Splitting up a string by regex with multiple capture groups and OR

import re
splitRegex = r"(Personal Info|Personal|Personal Information)|(Work Experience|Work)|(Education|School|Certificates)"

text = "Personal Info\nText\nText\nText\nText\nWork Experience\nText\nText\nText\nText\nEducation\nText\nText\nText\nText\nText"

x = [tuple(i.splitlines()) for i in re.split(splitRegex, text) if i != ""]
d = dict([("".join(x[i]), x[i   1]) for i in range(0, len(x) // 2, 2)])
print(d)

In the above example code I want to split up the text based on titles. these titles I want to determine by regex (as there can be synonyms) re.split however often returns NoneType. This obviously causes errors. If I add an if condition to check if i IS NOT None, then the errors disappear but the dictionary will end up missing a lot of data.

Would anyone know of a way to fix this or of a way to achieve the same thing?

Keep in mind that the above is just an example. I need to use this for CV's/Resume's and as such the lay-out and titles can be slightly different depending on which CV is used.

CodePudding user response：

You're getting None for all the groups that don't match, since re.split() includes all capture groups in the resulting list.

You should put each list of alternatives in a non-capturing group, and then put all of them in a single capturing group so you just get the matching label.

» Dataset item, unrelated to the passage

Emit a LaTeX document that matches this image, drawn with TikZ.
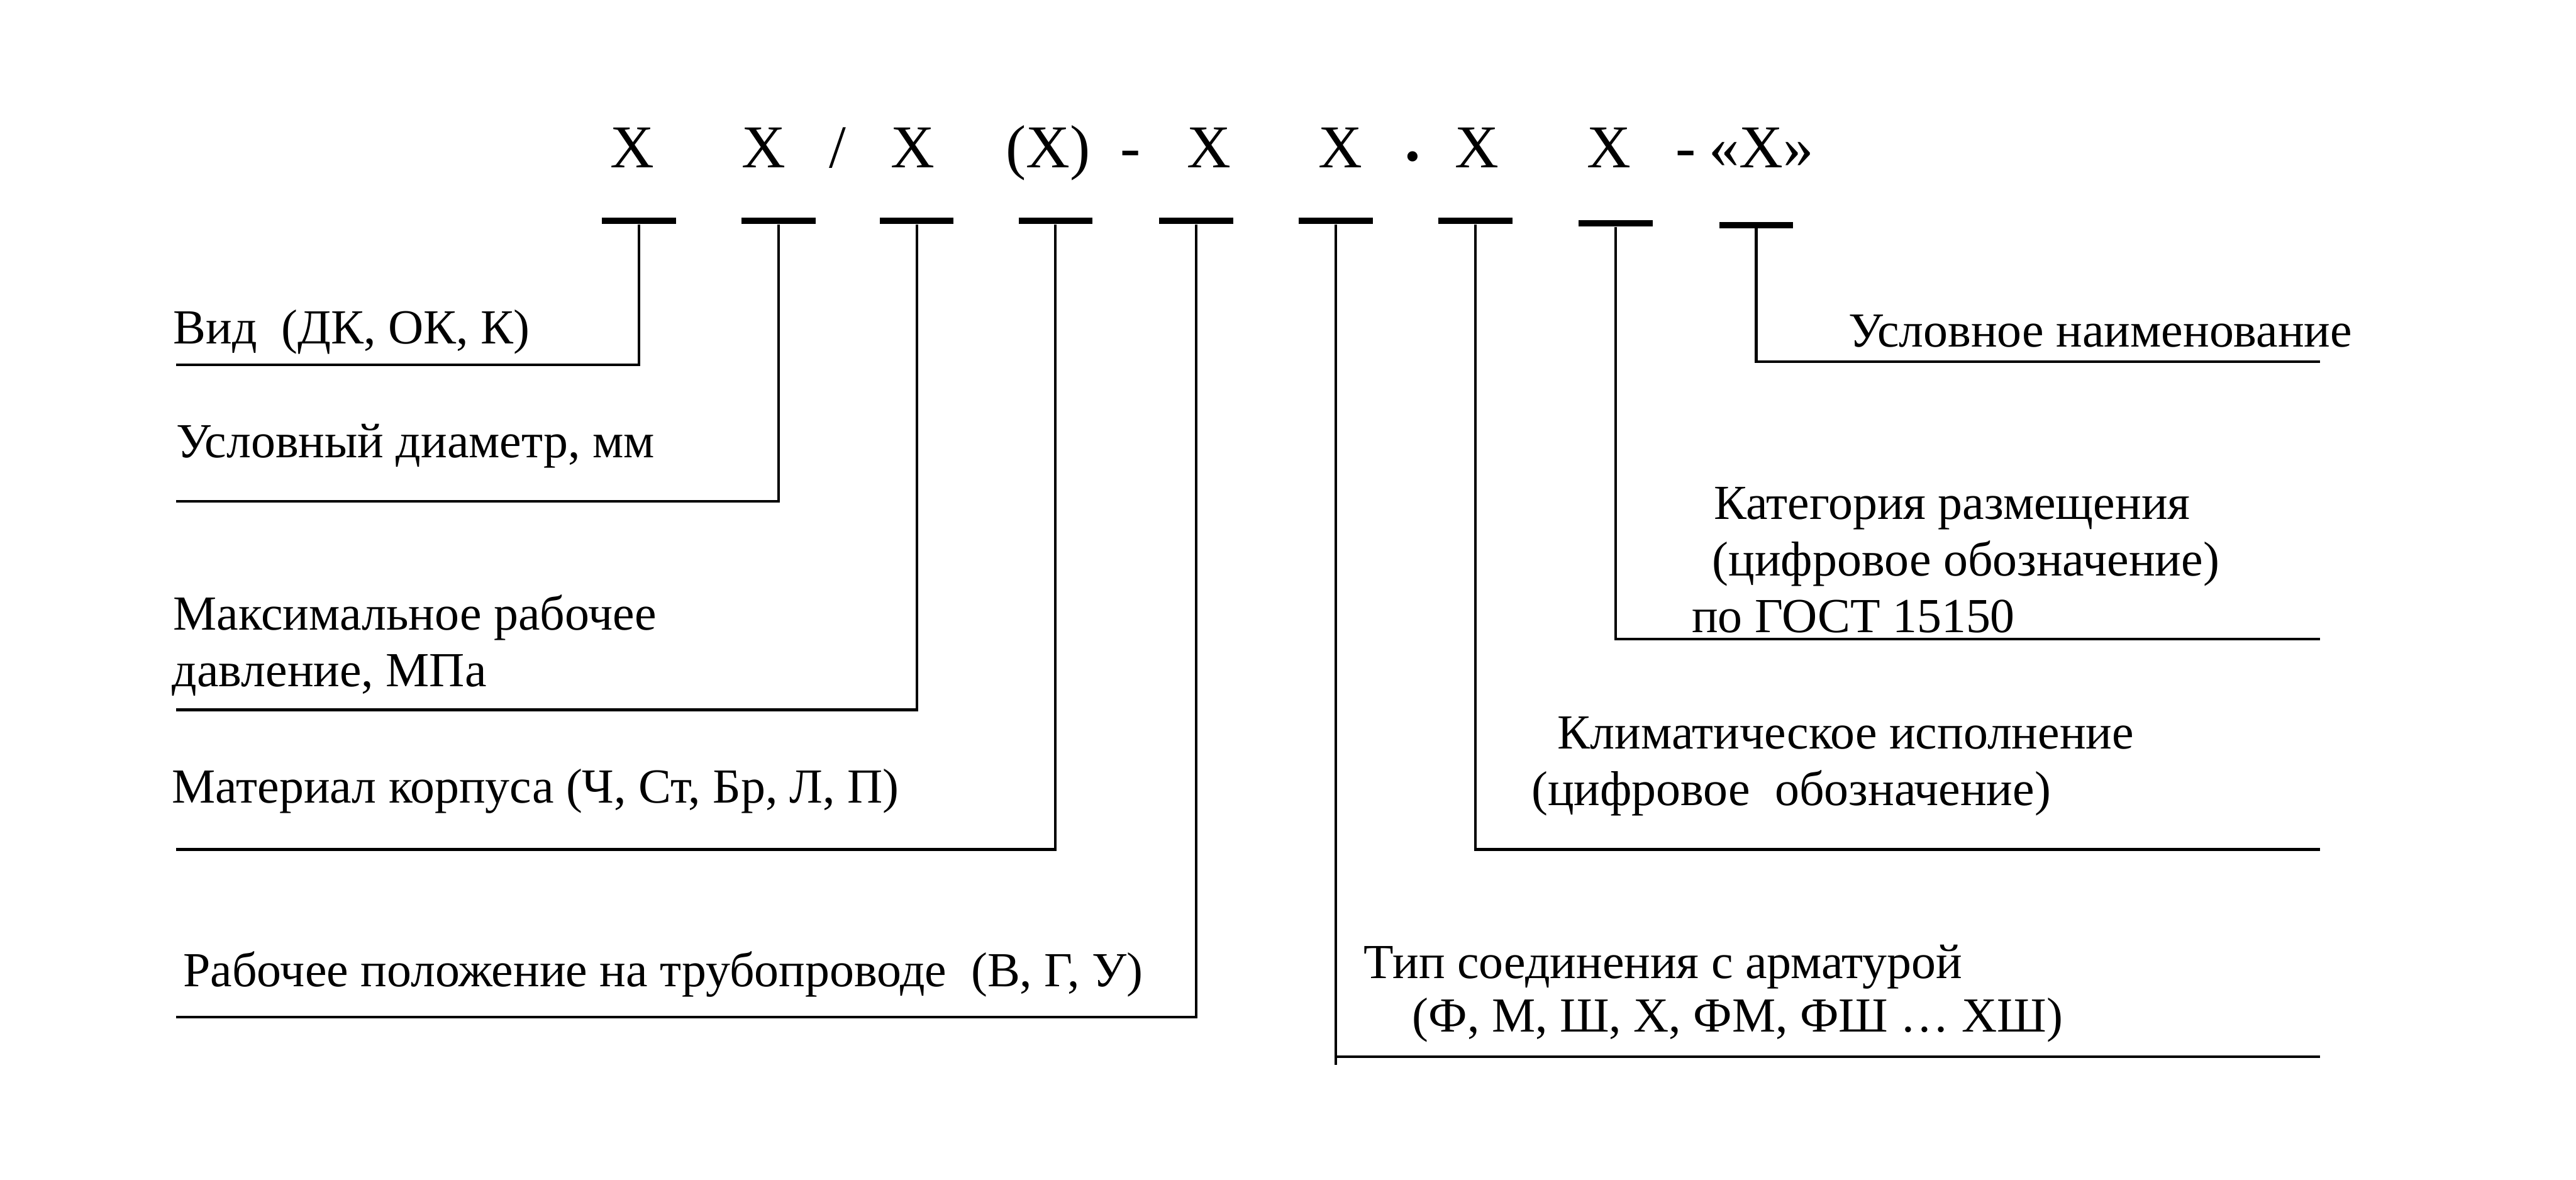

splitRegex = r"((?:Personal Info|Personal|Personal Information)|(?:Work Experience|Work)|(?:Education|School|Certificates))"

CodePudding user response：

You can get rid of the NoneType's in the result at the loop level:

    x = [tuple(i.splitlines()) for i in re.split(splitRegex, text) if (i != "" and i != None)]

This way x will be something like:

    [('Personal Info',), ('', 'Text', 'Text', 'Text', 'Text'), 
    ('Work Experience',), ('', 'Text', 'Text', 'Text', 'Text'), 
    ('Education',), ('', 'Text', 'Text', 'Text', 'Text', 'Text')]

which will probably make your dict constructor happy.